## WHAT YOU ARE ASKED TO DO:
Take the line containing "Output the LaTeX" as the first line and the line containing "-- (#1-#6,#4) -- (#1-#6,#3)" as the last, and output that span verbatim without any images.

## RECORDS FOR THIS TASK:
* Start *

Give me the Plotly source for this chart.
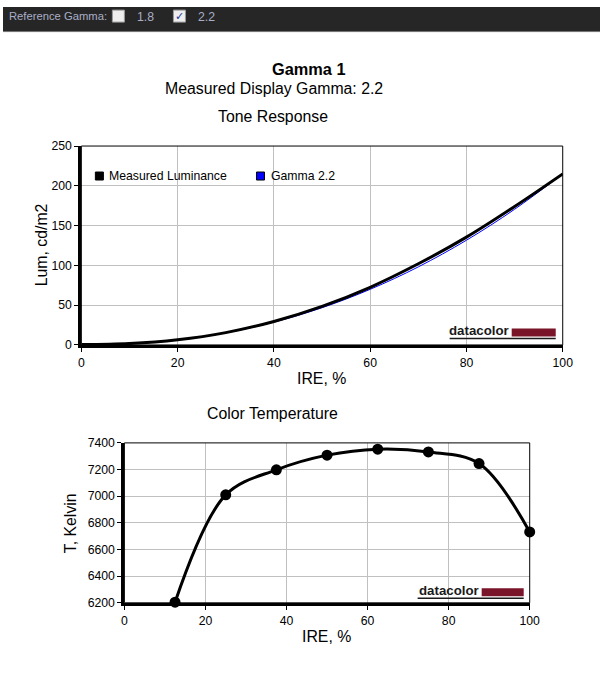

* End *
* Start *

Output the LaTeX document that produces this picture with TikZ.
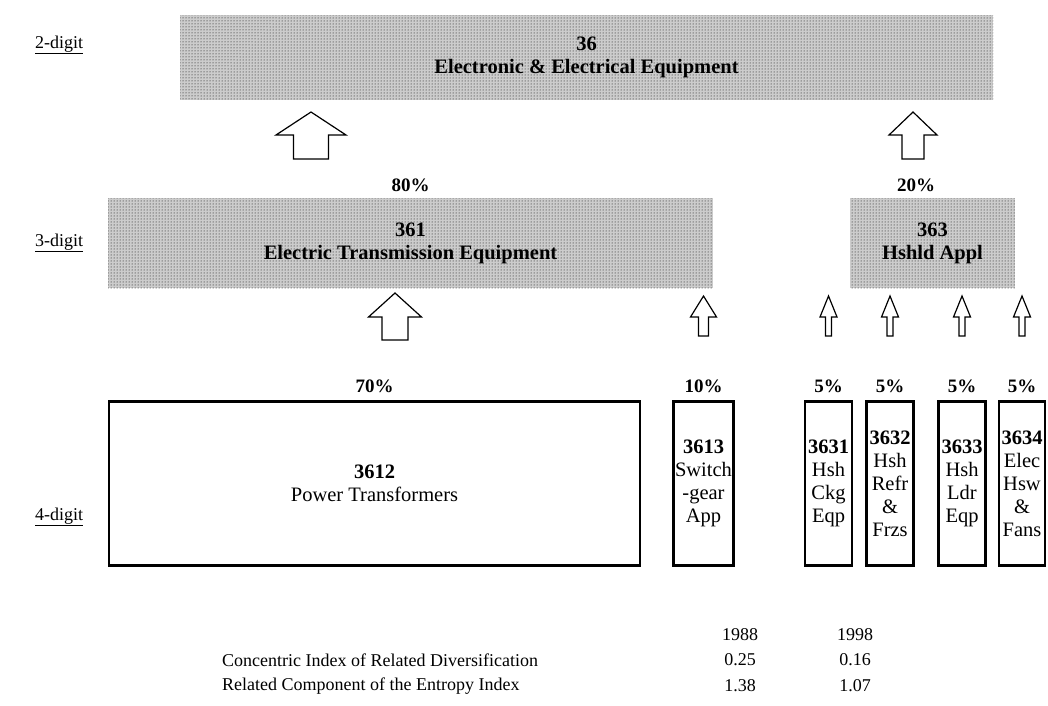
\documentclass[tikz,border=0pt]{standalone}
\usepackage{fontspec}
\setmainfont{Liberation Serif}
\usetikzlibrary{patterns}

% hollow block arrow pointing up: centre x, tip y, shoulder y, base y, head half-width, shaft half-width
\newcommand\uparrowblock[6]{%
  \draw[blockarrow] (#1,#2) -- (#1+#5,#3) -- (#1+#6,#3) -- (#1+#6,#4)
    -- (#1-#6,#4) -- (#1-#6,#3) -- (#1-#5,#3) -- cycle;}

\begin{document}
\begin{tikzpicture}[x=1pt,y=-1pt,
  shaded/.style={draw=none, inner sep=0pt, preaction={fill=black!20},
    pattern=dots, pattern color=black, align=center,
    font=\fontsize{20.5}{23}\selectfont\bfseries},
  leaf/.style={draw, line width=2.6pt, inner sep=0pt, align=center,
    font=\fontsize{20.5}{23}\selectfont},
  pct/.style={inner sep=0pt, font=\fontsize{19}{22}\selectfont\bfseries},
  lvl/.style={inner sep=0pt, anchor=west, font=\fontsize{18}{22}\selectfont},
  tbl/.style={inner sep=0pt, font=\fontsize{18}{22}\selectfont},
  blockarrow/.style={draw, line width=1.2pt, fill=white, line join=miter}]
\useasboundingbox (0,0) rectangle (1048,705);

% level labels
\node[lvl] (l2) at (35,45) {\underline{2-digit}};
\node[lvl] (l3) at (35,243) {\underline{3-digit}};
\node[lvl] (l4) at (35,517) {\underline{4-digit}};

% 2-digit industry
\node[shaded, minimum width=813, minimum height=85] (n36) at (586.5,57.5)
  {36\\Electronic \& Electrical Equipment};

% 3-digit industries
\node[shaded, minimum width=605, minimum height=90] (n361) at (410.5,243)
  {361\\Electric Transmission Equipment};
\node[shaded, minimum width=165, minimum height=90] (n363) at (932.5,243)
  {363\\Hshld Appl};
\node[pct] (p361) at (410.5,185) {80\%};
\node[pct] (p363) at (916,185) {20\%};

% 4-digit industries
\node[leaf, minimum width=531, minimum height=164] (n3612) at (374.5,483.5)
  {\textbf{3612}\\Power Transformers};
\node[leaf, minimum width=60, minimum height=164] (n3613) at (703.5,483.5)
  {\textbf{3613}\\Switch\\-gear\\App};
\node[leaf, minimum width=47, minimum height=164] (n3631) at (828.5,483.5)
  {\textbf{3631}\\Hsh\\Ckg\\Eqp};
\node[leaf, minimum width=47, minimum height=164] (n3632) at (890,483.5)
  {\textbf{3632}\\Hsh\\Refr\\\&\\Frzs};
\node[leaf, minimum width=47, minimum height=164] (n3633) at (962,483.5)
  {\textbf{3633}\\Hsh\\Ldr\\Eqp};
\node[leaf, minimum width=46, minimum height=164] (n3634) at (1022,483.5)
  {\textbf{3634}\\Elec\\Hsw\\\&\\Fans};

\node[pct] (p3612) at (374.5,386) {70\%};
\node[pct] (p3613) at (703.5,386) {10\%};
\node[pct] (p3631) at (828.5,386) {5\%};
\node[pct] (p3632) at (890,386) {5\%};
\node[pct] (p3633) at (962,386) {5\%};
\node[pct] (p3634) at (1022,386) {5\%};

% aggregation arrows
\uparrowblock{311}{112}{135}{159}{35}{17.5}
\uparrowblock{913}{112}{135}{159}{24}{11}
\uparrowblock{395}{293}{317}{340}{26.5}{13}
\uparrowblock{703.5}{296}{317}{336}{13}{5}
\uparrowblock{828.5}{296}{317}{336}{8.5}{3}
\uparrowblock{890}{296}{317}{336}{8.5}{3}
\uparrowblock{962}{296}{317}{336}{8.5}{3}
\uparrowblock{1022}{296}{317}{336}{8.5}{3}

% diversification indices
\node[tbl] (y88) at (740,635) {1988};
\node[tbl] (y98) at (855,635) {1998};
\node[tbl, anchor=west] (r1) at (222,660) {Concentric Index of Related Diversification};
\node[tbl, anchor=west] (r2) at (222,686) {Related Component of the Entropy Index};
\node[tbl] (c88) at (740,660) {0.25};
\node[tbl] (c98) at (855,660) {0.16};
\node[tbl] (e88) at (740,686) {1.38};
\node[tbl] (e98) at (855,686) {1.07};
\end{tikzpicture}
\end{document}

* End *
* Start *

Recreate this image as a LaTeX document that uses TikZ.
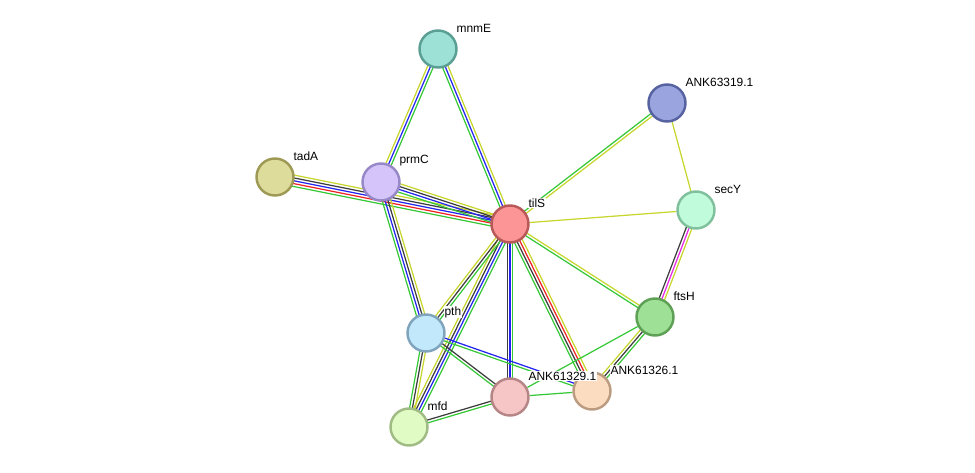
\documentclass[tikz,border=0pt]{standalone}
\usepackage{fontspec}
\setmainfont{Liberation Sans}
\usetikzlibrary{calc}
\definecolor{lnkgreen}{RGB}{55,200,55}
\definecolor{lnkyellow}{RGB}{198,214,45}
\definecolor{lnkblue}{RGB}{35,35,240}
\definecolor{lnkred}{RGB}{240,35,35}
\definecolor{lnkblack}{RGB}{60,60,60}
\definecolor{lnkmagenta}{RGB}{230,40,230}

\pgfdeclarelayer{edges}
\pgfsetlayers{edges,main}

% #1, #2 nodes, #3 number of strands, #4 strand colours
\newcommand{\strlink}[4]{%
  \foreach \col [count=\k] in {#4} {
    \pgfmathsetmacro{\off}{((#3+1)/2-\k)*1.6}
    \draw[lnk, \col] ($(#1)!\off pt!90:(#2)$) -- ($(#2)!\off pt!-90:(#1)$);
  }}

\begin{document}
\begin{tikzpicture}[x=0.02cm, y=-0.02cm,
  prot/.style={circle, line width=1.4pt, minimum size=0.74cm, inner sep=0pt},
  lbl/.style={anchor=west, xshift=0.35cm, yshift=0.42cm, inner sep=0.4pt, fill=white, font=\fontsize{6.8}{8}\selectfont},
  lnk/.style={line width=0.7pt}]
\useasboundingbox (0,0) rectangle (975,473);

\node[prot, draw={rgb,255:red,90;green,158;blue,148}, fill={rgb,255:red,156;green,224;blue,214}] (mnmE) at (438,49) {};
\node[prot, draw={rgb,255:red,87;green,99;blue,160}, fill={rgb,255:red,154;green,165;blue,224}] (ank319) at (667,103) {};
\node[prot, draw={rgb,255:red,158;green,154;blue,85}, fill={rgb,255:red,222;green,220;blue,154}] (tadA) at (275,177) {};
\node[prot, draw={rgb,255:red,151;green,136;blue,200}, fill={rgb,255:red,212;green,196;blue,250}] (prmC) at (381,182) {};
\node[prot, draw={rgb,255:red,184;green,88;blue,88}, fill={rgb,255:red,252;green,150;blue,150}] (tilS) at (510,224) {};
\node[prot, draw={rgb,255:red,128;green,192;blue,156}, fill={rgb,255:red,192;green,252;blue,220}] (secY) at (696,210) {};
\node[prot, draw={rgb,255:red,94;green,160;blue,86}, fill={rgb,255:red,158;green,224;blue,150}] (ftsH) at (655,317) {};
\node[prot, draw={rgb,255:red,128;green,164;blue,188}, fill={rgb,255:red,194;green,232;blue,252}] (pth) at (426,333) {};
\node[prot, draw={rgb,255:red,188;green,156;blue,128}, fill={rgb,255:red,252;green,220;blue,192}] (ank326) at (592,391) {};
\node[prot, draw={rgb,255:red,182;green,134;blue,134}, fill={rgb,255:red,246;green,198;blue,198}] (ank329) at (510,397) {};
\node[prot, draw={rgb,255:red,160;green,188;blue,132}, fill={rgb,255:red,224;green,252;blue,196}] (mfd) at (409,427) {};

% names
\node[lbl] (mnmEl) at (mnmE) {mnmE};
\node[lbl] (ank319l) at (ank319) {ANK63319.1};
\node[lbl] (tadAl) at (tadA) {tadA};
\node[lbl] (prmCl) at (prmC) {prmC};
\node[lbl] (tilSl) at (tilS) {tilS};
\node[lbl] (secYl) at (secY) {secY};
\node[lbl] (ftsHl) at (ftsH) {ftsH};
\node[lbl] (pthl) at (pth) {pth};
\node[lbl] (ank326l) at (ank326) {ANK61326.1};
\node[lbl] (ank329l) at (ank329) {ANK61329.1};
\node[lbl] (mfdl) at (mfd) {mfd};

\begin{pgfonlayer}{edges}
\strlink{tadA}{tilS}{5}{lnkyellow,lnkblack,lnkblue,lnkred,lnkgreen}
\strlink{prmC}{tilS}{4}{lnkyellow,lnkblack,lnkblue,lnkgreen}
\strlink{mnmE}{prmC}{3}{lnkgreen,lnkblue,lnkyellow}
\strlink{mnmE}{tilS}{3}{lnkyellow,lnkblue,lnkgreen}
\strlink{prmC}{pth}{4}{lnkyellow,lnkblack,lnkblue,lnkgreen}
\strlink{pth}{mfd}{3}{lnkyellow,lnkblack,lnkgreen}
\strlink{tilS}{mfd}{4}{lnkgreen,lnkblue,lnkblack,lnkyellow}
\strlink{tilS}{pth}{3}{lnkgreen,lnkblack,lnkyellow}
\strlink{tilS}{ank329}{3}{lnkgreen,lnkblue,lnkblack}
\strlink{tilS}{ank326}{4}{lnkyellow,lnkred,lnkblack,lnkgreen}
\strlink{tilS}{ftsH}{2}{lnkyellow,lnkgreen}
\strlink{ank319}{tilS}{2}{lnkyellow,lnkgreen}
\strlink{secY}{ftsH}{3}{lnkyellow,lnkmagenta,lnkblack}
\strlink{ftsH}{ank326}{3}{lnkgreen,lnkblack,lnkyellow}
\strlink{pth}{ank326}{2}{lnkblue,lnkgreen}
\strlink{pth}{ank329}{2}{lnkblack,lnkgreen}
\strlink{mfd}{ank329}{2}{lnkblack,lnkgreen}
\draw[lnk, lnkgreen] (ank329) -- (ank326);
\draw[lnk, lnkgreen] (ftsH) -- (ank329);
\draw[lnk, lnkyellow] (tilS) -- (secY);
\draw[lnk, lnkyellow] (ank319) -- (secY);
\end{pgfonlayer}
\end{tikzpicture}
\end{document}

* End *

## CORRECT RESULT:
Output the LaTeX document that produces this picture with TikZ.
\documentclass[tikz,border=0pt]{standalone}
\usepackage{fontspec}
\setmainfont{Liberation Serif}
\usetikzlibrary{patterns}

% hollow block arrow pointing up: centre x, tip y, shoulder y, base y, head half-width, shaft half-width
\newcommand\uparrowblock[6]{%
  \draw[blockarrow] (#1,#2) -- (#1+#5,#3) -- (#1+#6,#3) -- (#1+#6,#4)
    -- (#1-#6,#4) -- (#1-#6,#3) -- (#1-#5,#3) -- cycle;}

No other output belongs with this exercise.